— DATASET SECTION —

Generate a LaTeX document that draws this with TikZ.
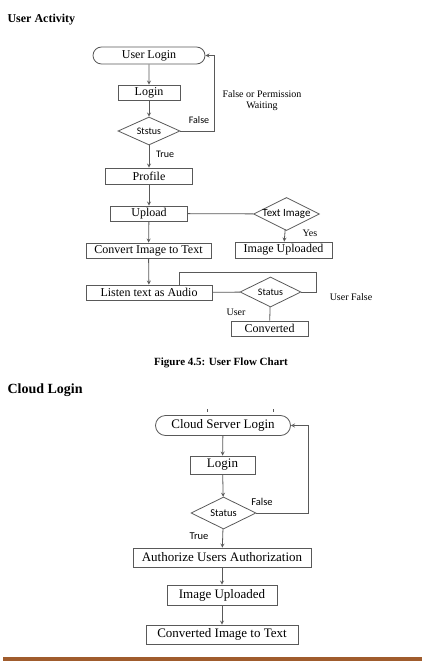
\documentclass[tikz,border=0pt]{standalone}
\usepackage{fontspec}
\setmainfont{Liberation Serif}
\newfontfamily\lblfont{Carlito}
\usepackage{tikz}
\usetikzlibrary{shapes.geometric,shapes.misc}

\definecolor{linegray}{gray}{0.35}
\definecolor{rulebrown}{RGB}{160,92,45}

\begin{document}
\begin{tikzpicture}[x=1pt,y=-1pt,>=stealth,
    box/.style={draw=linegray,thick,inner sep=0pt,minimum height=15pt,font=\fontsize{12}{14}\selectfont},
    term/.style={draw=linegray,thick,rounded rectangle,inner sep=0pt,font=\fontsize{12}{14}\selectfont},
    decision/.style={draw=linegray,thick,diamond,aspect=2,inner sep=0pt,font=\lblfont\fontsize{10}{11}\selectfont},
    big/.style={font=\fontsize{13}{15}\selectfont},
    conn/.style={draw=linegray,thick},
    tag/.style={font=\lblfont\fontsize{10}{11}\selectfont},
    note/.style={font=\fontsize{10}{11}\selectfont,align=center}]
    \useasboundingbox (0,0) rectangle (422,663);
    % Headings
    \node[anchor=west,font=\bfseries\fontsize{12}{14}\selectfont] (hua) at (4,20) {User Activity};
    \node[font=\bfseries\fontsize{11}{13}\selectfont] (cap) at (221,363) {Figure 4.5: User Flow Chart};
    \node[anchor=west,font=\bfseries\fontsize{14}{16}\selectfont] (hcl) at (4,390) {Cloud Login};
    % User flow
    \node[term,minimum width=112pt,minimum height=17pt] (ul) at (149,55.5) {User Login};
    \node[box,minimum width=62pt] (l1) at (149,92.5) {Login};
    \node[decision,minimum width=62pt,minimum height=28pt] (s1) at (149,131) {Ststus};
    \node[box,minimum width=87pt,minimum height=16pt] (prof) at (149,176) {Profile};
    \node[box,minimum width=77pt] (up) at (149,213.5) {Upload};
    \node[decision,minimum width=61pt,minimum height=28pt,font=\lblfont\fontsize{11}{12}\selectfont] (ti) at (286.5,214) {Text Image};
    \node[box,minimum width=97pt,minimum height=16pt] (iu1) at (283.5,250) {Image Uploaded};
    \node[box,minimum width=125pt,minimum height=15pt] (conv) at (148.5,250.5) {Convert Image to Text};
    \node[box,minimum width=126pt] (lis) at (149,292.5) {Listen text as Audio};
    \node[decision,minimum width=61pt,minimum height=30pt] (st2) at (270.5,292) {Status};
    \node[box,minimum width=77pt] (cv) at (269.5,328.5) {Converted};
    % User flow connectors
    \draw[conn,->] (ul) -- (l1);
    \draw[conn,->] (l1) -- (s1);
    \draw[conn,->] (s1.east) -- ++(34,0) |- (ul.east);
    \draw[conn,->] (s1) -- (prof);
    \draw[conn,->] (prof) -- (up);
    \draw[conn] (up) -- (ti);
    \draw[conn,->] (ti) -- (iu1);
    \draw[conn,->] (up) -- (conv);
    \draw[conn,->] (conv) -- (lis);
    \draw[conn] (lis) -- (st2);
    \draw[conn] (st2.east) -- ++(15,0) |- ([xshift=30pt,yshift=12pt]lis.north) -- ([xshift=30pt]lis.north);
    \draw[conn] (st2) -- (cv);
    % User flow labels
    \node[tag] (tf1) at (199,120) {False};
    \node[note] (tfp) at (262,101) {False or Permission\\Waiting};
    \node[tag] (tt1) at (165,154) {True};
    \node[note] (ty) at (310,233) {Yes};
    \node[note] (tuf) at (351,297) {User False};
    \node[note] (tu) at (236,312) {User};
    % Cloud flow
    \draw[linegray] (207,409) -- (207,412) (273,409) -- (273,412);
    \node[term,big,minimum width=135pt,minimum height=20pt] (csl) at (223,425.5) {Cloud Server Login};
    \node[box,big,minimum width=65pt,minimum height=18pt] (l2) at (222.5,465) {Login};
    \node[decision,minimum width=65pt,minimum height=32pt,font=\lblfont\fontsize{10.5}{12}\selectfont] (s2) at (223.5,513) {Status};
    \node[box,big,minimum width=178pt,minimum height=19pt] (auth) at (222,557.5) {Authorize Users Authorization};
    \node[box,big,minimum width=110pt,minimum height=20pt] (iu2) at (222,595) {Image Uploaded};
    \node[box,big,minimum width=152pt,minimum height=19pt] (cit) at (222,634.5) {Converted Image to Text};
    % Cloud flow connectors
    \draw[conn,->] (csl) -- (l2);
    \draw[conn,->] (l2) -- (s2);
    \draw[conn,->] (s2.east) -- ++(52,0) |- (csl.east);
    \draw[conn,->] (s2) -- (auth);
    \draw[conn,->] (auth) -- (iu2);
    \draw[conn,->] (iu2) -- (cit);
    % Cloud flow labels
    \node[tag,font=\lblfont\fontsize{10.5}{12}\selectfont] (tf2) at (262,502) {False};
    \node[tag,font=\lblfont\fontsize{10.5}{12}\selectfont] (tt2) at (199,536) {True};
    % Bottom rule
    \fill[rulebrown] (3,656.5) rectangle (422,660.5);
\end{tikzpicture}
\end{document}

— YOUR OBJECTIVE —
Extract the full listing exactly, with the pictures left out.

— RESULT FOR THIS TASK —
Generate a LaTeX document that draws this with TikZ.
\documentclass[tikz,border=0pt]{standalone}
\usepackage{fontspec}
\setmainfont{Liberation Serif}
\newfontfamily\lblfont{Carlito}
\usepackage{tikz}
\usetikzlibrary{shapes.geometric,shapes.misc}

\definecolor{linegray}{gray}{0.35}
\definecolor{rulebrown}{RGB}{160,92,45}

\begin{document}
\begin{tikzpicture}[x=1pt,y=-1pt,>=stealth,
    box/.style={draw=linegray,thick,inner sep=0pt,minimum height=15pt,font=\fontsize{12}{14}\selectfont},
    term/.style={draw=linegray,thick,rounded rectangle,inner sep=0pt,font=\fontsize{12}{14}\selectfont},
    decision/.style={draw=linegray,thick,diamond,aspect=2,inner sep=0pt,font=\lblfont\fontsize{10}{11}\selectfont},
    big/.style={font=\fontsize{13}{15}\selectfont},
    conn/.style={draw=linegray,thick},
    tag/.style={font=\lblfont\fontsize{10}{11}\selectfont},
    note/.style={font=\fontsize{10}{11}\selectfont,align=center}]
    \useasboundingbox (0,0) rectangle (422,663);
    % Headings
    \node[anchor=west,font=\bfseries\fontsize{12}{14}\selectfont] (hua) at (4,20) {User Activity};
    \node[font=\bfseries\fontsize{11}{13}\selectfont] (cap) at (221,363) {Figure 4.5: User Flow Chart};
    \node[anchor=west,font=\bfseries\fontsize{14}{16}\selectfont] (hcl) at (4,390) {Cloud Login};
    % User flow
    \node[term,minimum width=112pt,minimum height=17pt] (ul) at (149,55.5) {User Login};
    \node[box,minimum width=62pt] (l1) at (149,92.5) {Login};
    \node[decision,minimum width=62pt,minimum height=28pt] (s1) at (149,131) {Ststus};
    \node[box,minimum width=87pt,minimum height=16pt] (prof) at (149,176) {Profile};
    \node[box,minimum width=77pt] (up) at (149,213.5) {Upload};
    \node[decision,minimum width=61pt,minimum height=28pt,font=\lblfont\fontsize{11}{12}\selectfont] (ti) at (286.5,214) {Text Image};
    \node[box,minimum width=97pt,minimum height=16pt] (iu1) at (283.5,250) {Image Uploaded};
    \node[box,minimum width=125pt,minimum height=15pt] (conv) at (148.5,250.5) {Convert Image to Text};
    \node[box,minimum width=126pt] (lis) at (149,292.5) {Listen text as Audio};
    \node[decision,minimum width=61pt,minimum height=30pt] (st2) at (270.5,292) {Status};
    \node[box,minimum width=77pt] (cv) at (269.5,328.5) {Converted};
    % User flow connectors
    \draw[conn,->] (ul) -- (l1);
    \draw[conn,->] (l1) -- (s1);
    \draw[conn,->] (s1.east) -- ++(34,0) |- (ul.east);
    \draw[conn,->] (s1) -- (prof);
    \draw[conn,->] (prof) -- (up);
    \draw[conn] (up) -- (ti);
    \draw[conn,->] (ti) -- (iu1);
    \draw[conn,->] (up) -- (conv);
    \draw[conn,->] (conv) -- (lis);
    \draw[conn] (lis) -- (st2);
    \draw[conn] (st2.east) -- ++(15,0) |- ([xshift=30pt,yshift=12pt]lis.north) -- ([xshift=30pt]lis.north);
    \draw[conn] (st2) -- (cv);
    % User flow labels
    \node[tag] (tf1) at (199,120) {False};
    \node[note] (tfp) at (262,101) {False or Permission\\Waiting};
    \node[tag] (tt1) at (165,154) {True};
    \node[note] (ty) at (310,233) {Yes};
    \node[note] (tuf) at (351,297) {User False};
    \node[note] (tu) at (236,312) {User};
    % Cloud flow
    \draw[linegray] (207,409) -- (207,412) (273,409) -- (273,412);
    \node[term,big,minimum width=135pt,minimum height=20pt] (csl) at (223,425.5) {Cloud Server Login};
    \node[box,big,minimum width=65pt,minimum height=18pt] (l2) at (222.5,465) {Login};
    \node[decision,minimum width=65pt,minimum height=32pt,font=\lblfont\fontsize{10.5}{12}\selectfont] (s2) at (223.5,513) {Status};
    \node[box,big,minimum width=178pt,minimum height=19pt] (auth) at (222,557.5) {Authorize Users Authorization};
    \node[box,big,minimum width=110pt,minimum height=20pt] (iu2) at (222,595) {Image Uploaded};
    \node[box,big,minimum width=152pt,minimum height=19pt] (cit) at (222,634.5) {Converted Image to Text};
    % Cloud flow connectors
    \draw[conn,->] (csl) -- (l2);
    \draw[conn,->] (l2) -- (s2);
    \draw[conn,->] (s2.east) -- ++(52,0) |- (csl.east);
    \draw[conn,->] (s2) -- (auth);
    \draw[conn,->] (auth) -- (iu2);
    \draw[conn,->] (iu2) -- (cit);
    % Cloud flow labels
    \node[tag,font=\lblfont\fontsize{10.5}{12}\selectfont] (tf2) at (262,502) {False};
    \node[tag,font=\lblfont\fontsize{10.5}{12}\selectfont] (tt2) at (199,536) {True};
    % Bottom rule
    \fill[rulebrown] (3,656.5) rectangle (422,660.5);
\end{tikzpicture}
\end{document}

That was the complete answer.